#### Aim
Wherever the word "Write" appears in the entries, copy the whole line.

___ Extracted data

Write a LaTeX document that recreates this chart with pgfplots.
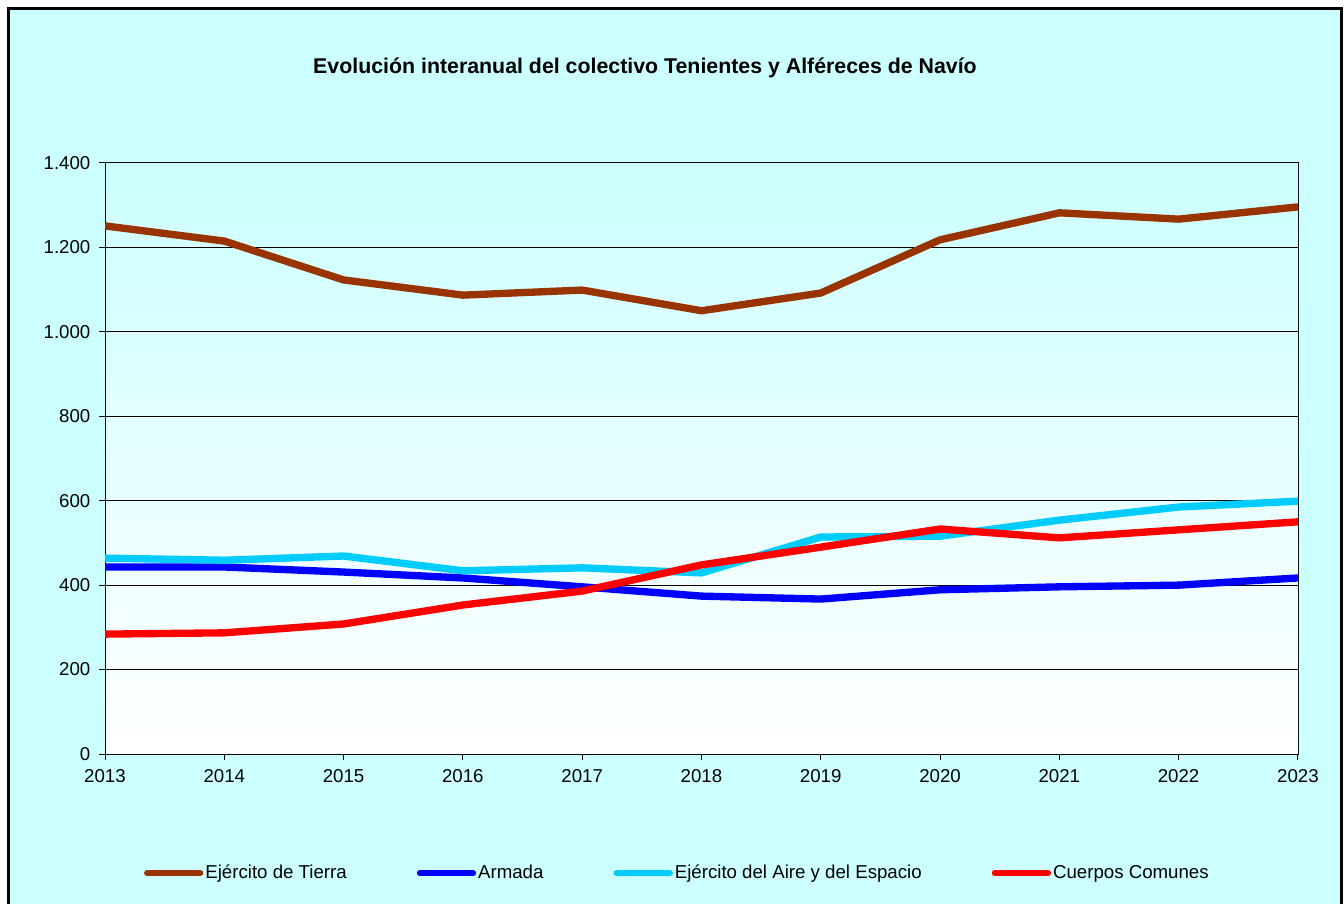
\documentclass[border=0pt]{standalone}
\usepackage{pgfplots}
\pgfplotsset{compat=1.18}
\usepackage{fontspec}
\setmainfont{Liberation Sans}

\definecolor{fondo}{HTML}{CCFFFF}
\definecolor{tierra}{HTML}{993300}
\definecolor{armada}{HTML}{0000FF}
\definecolor{aire}{HTML}{00CCFF}
\definecolor{comunes}{HTML}{FF0000}

\begin{document}
\begin{tikzpicture}[x=0.75pt,y=0.75pt]
\useasboundingbox (0,0) rectangle (1344,903);
\fill[white] (0,0) rectangle (1344,903);
\draw[line width=2.25pt, fill=fondo] (8.5,-10) rectangle (1341,894.5);

\node[font=\fontsize{16}{19}\selectfont\bfseries] at (645,835)
  {Evolución interanual del colectivo Tenientes y Alféreces de Navío};

\begin{axis}[
    at={(78.75pt,111.75pt)}, anchor=south west,
    scale only axis,
    width=894.75pt, height=443.25pt,
    xmin=2013, xmax=2023,
    ymin=0, ymax=1400,
    xtick={2013,...,2023},
    ytick={0,200,...,1400},
    /pgf/number format/assume math mode=true,
    /pgf/number format/1000 sep={.},
    xticklabel style={/pgf/number format/1000 sep={}, yshift=-3.5pt},
    yticklabel style={xshift=-3pt},
    tick label style={font=\fontsize{14}{16}\selectfont},
    tick align=outside,
    xtick pos=left, ytick pos=left,
    major tick length=4.5pt,
    tick style={black, line width=0.75pt},
    axis line style={black, line width=0.75pt},
    ymajorgrids=true,
    grid style={black, line width=0.75pt},
    axis background/.style={top color=fondo, bottom color=white},
    legend columns=4,
    legend style={at={(rel axis cs:0.0325,-0.2014)}, anchor=west,
        draw=none, fill=none, inner xsep=0pt,
        font=\fontsize{14}{16}\selectfont,
        nodes={inner xsep=1.5pt},
        /tikz/every even column/.append style={column sep=51pt}},
    legend cell align=left,
    legend image code/.code={\draw[#1, line width=4.5pt, line cap=round] (1pt,0pt) -- (41pt,0pt);},
    every axis plot/.append style={line width=5.5pt, line join=round},
]
\addplot[tierra] coordinates {
 (2013,1251) (2014,1215) (2015,1123) (2016,1087) (2017,1099) (2018,1050)
 (2019,1092) (2020,1218) (2021,1282) (2022,1267) (2023,1296)};
\addlegendentry{Ejército de Tierra}
\addplot[armada] coordinates {
 (2013,443) (2014,443) (2015,431) (2016,417) (2017,396) (2018,374)
 (2019,367) (2020,389) (2021,396) (2022,400) (2023,417)};
\addlegendentry{Armada}
\addplot[aire] coordinates {
 (2013,464) (2014,459) (2015,469) (2016,434) (2017,441) (2018,429)
 (2019,514) (2020,516) (2021,554) (2022,585) (2023,599)};
\addlegendentry{Ejército del Aire y del Espacio}
\addplot[comunes] coordinates {
 (2013,284) (2014,287) (2015,308) (2016,353) (2017,386) (2018,448)
 (2019,490) (2020,533) (2021,512) (2022,531) (2023,550)};
\addlegendentry{Cuerpos Comunes}
\draw[gray, line width=0.75pt] (rel axis cs:1,0) -- (rel axis cs:1,1);
\end{axis}
\end{tikzpicture}
\end{document}
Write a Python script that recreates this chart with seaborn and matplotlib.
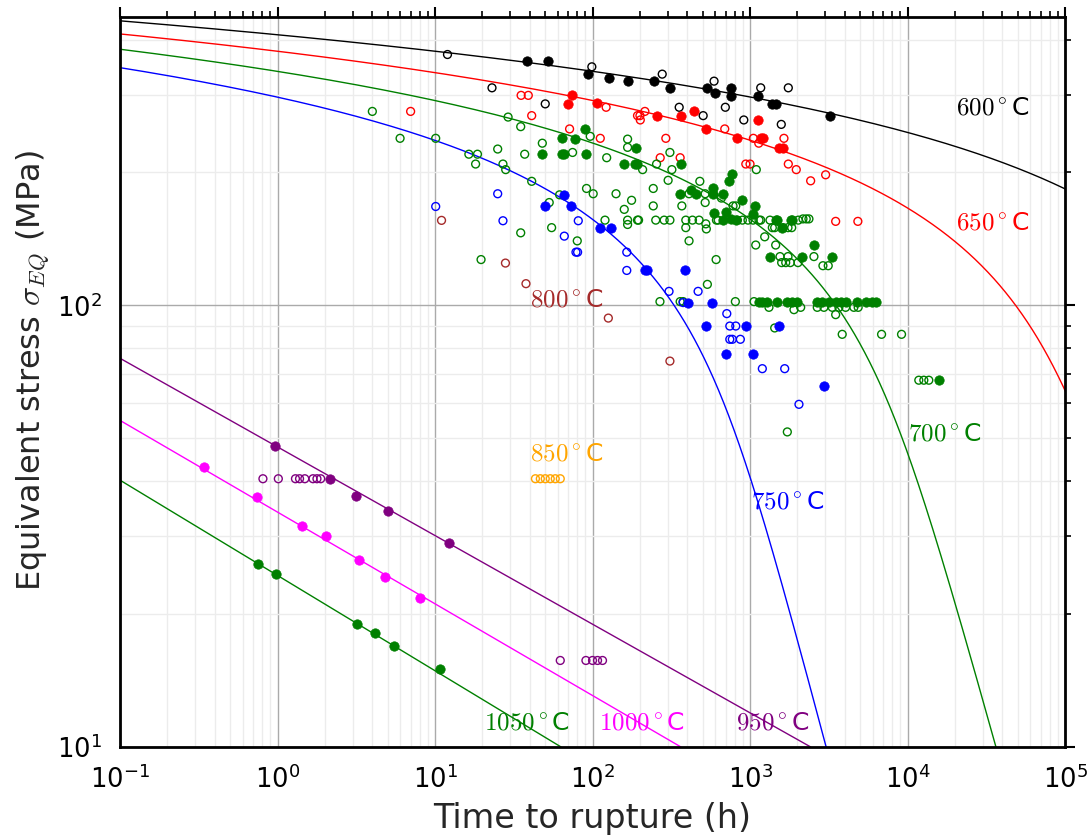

______

#### Answer below
Write a LaTeX document that recreates this chart with pgfplots.
Write a Python script that recreates this chart with seaborn and matplotlib.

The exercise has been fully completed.